__Task requirements__
Please write out the lines of the data exactly, beginning with the first and ending with the line containing "return (px - L) / PW"; leave the pictures behind.

** START OF Given data **

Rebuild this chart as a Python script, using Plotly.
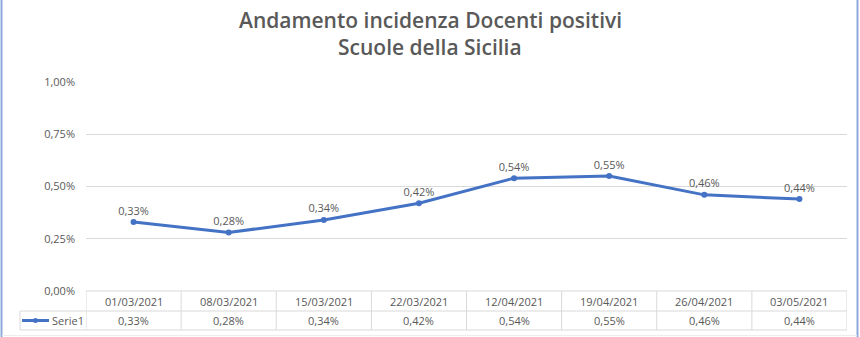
import plotly.graph_objects as go

dates = ["01/03/2021", "08/03/2021", "15/03/2021", "22/03/2021",
         "12/04/2021", "19/04/2021", "26/04/2021", "03/05/2021"]
values = [0.0033, 0.0028, 0.0034, 0.0042, 0.0054, 0.0055, 0.0046, 0.0044]
series_name = "Serie1"
title_lines = ["Andamento incidenza Docenti positivi", "Scuole della Sicilia"]
y_ticks = [0, 0.0025, 0.005, 0.0075, 0.01]

W, H = 860, 337
L, R, T, B = 86, 13, 82, 46
PW = W - L - R
PH = H - T - B
FONT = "Open Sans"
GRAY = "#595959"
LINE = "#D9D9D9"
BLUE = "#4472C4"


def xp(px):
    return (px - L) / PW


def yp(py):
    return (H - B - py) / PH


def pct(v):
    return f"{v*100:.2f}%".replace(".", ",")


fig = go.Figure()
fig.add_trace(go.Scatter(
    x=dates, y=values, mode="lines+markers+text",
    line=dict(color=BLUE, width=3), marker=dict(color=BLUE, size=6),
    text=[pct(v) for v in values], textposition="top center",
    textfont=dict(family=FONT, size=11, color=GRAY),
    cliponaxis=False, showlegend=False, name=series_name,
))

shapes = []
annotations = []
row1_top, row1_bot, row2_bot = 291, 311, 330
# horizontal table lines
shapes.append(dict(type="line", xref="paper", yref="paper", x0=0, x1=1,
                   y0=yp(row1_top), y1=yp(row1_top), line=dict(color=LINE, width=1)))
shapes.append(dict(type="line", xref="paper", yref="paper", x0=xp(20), x1=1,
                   y0=yp(row1_bot), y1=yp(row1_bot), line=dict(color=LINE, width=1)))
shapes.append(dict(type="line", xref="paper", yref="paper", x0=xp(20), x1=1,
                   y0=yp(row2_bot), y1=yp(row2_bot), line=dict(color=LINE, width=1)))
# vertical table lines at category boundaries
for i in range(len(dates) + 1):
    shapes.append(dict(type="line", xref="x", yref="paper", x0=i - 0.5, x1=i - 0.5,
                       y0=yp(row1_top), y1=yp(row2_bot), line=dict(color=LINE, width=1)))
shapes.append(dict(type="line", xref="paper", yref="paper", x0=xp(20), x1=xp(20),
                   y0=yp(row1_bot), y1=yp(row2_bot), line=dict(color=LINE, width=1)))
# legend key in table
ly = yp((row1_bot + row2_bot) / 2)
shapes.append(dict(type="line", xref="paper", yref="paper", x0=xp(22), x1=xp(49),
                   y0=ly, y1=ly, line=dict(color=BLUE, width=3)))
shapes.append(dict(type="circle", xref="paper", yref="paper", x0=xp(33), x1=xp(38),
                   y0=yp((row1_bot + row2_bot) / 2 + 2.5), y1=yp((row1_bot + row2_bot) / 2 - 2.5),
                   fillcolor=BLUE, line=dict(color=BLUE, width=0)))
annotations.append(dict(xref="paper", yref="paper", x=xp(50), y=ly, text=series_name,
                        showarrow=False, xanchor="left", yanchor="middle",
                        font=dict(family=FONT, size=11, color=GRAY)))
for d, v in zip(dates, values):
    annotations.append(dict(xref="x", yref="paper", x=d, y=yp((row1_top + row1_bot) / 2),
                            text=d, showarrow=False, yanchor="middle",
                            font=dict(family=FONT, size=11, color=GRAY)))
    annotations.append(dict(xref="x", yref="paper", x=d, y=ly,
                            text=pct(v), showarrow=False, yanchor="middle",
                            font=dict(family=FONT, size=11, color=GRAY)))
# title
for line_txt, py in zip(title_lines, [20, 47]):
    annotations.append(dict(xref="paper", yref="paper", x=xp(430), y=yp(py),
                            text=line_txt, showarrow=False, xanchor="center", yanchor="middle",
                            font=dict(family=FONT, size=21, color=GRAY, weight=600)))
# outer frame (blue selection border)
shapes.append(dict(type="line", xref="paper", yref="paper", x0=xp(1.5), x1=xp(1.5),
                   y0=yp(0), y1=yp(337), line=dict(color="#8EA9DB", width=2)))
shapes.append(dict(type="line", xref="paper", yref="paper", x0=xp(857.5), x1=xp(857.5),
                   y0=yp(0), y1=yp(337), line=dict(color="#8EA9DB", width=2)))
shapes.append(dict(type="line", xref="paper", yref="paper", x0=xp(2), x1=xp(857),
                   y0=yp(335.5), y1=yp(335.5), line=dict(color="#EDEDED", width=1)))

fig.update_layout(
    width=W, height=H, margin=dict(l=L, r=R, t=T, b=B),
    paper_bgcolor="white", plot_bgcolor="white",
    separators=",.",
    shapes=shapes, annotations=annotations,
    xaxis=dict(type="category", range=[-0.5, len(dates) - 0.5], showticklabels=False,
               showgrid=False, zeroline=False, showline=False, fixedrange=True),
    yaxis=dict(range=[0, 0.01], tickvals=y_ticks, tickformat=".2%",
               tickfont=dict(family=FONT, size=11, color=GRAY),
               gridcolor=LINE, gridwidth=1, zeroline=False, showline=False,
               ticklabelstandoff=10, fixedrange=True),
)

fig.write_html("out.html")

** END OF Given data **

__The result__
Rebuild this chart as a Python script, using Plotly.
import plotly.graph_objects as go

dates = ["01/03/2021", "08/03/2021", "15/03/2021", "22/03/2021",
         "12/04/2021", "19/04/2021", "26/04/2021", "03/05/2021"]
values = [0.0033, 0.0028, 0.0034, 0.0042, 0.0054, 0.0055, 0.0046, 0.0044]
series_name = "Serie1"
title_lines = ["Andamento incidenza Docenti positivi", "Scuole della Sicilia"]
y_ticks = [0, 0.0025, 0.005, 0.0075, 0.01]

W, H = 860, 337
L, R, T, B = 86, 13, 82, 46
PW = W - L - R
PH = H - T - B
FONT = "Open Sans"
GRAY = "#595959"
LINE = "#D9D9D9"
BLUE = "#4472C4"


def xp(px):
    return (px - L) / PW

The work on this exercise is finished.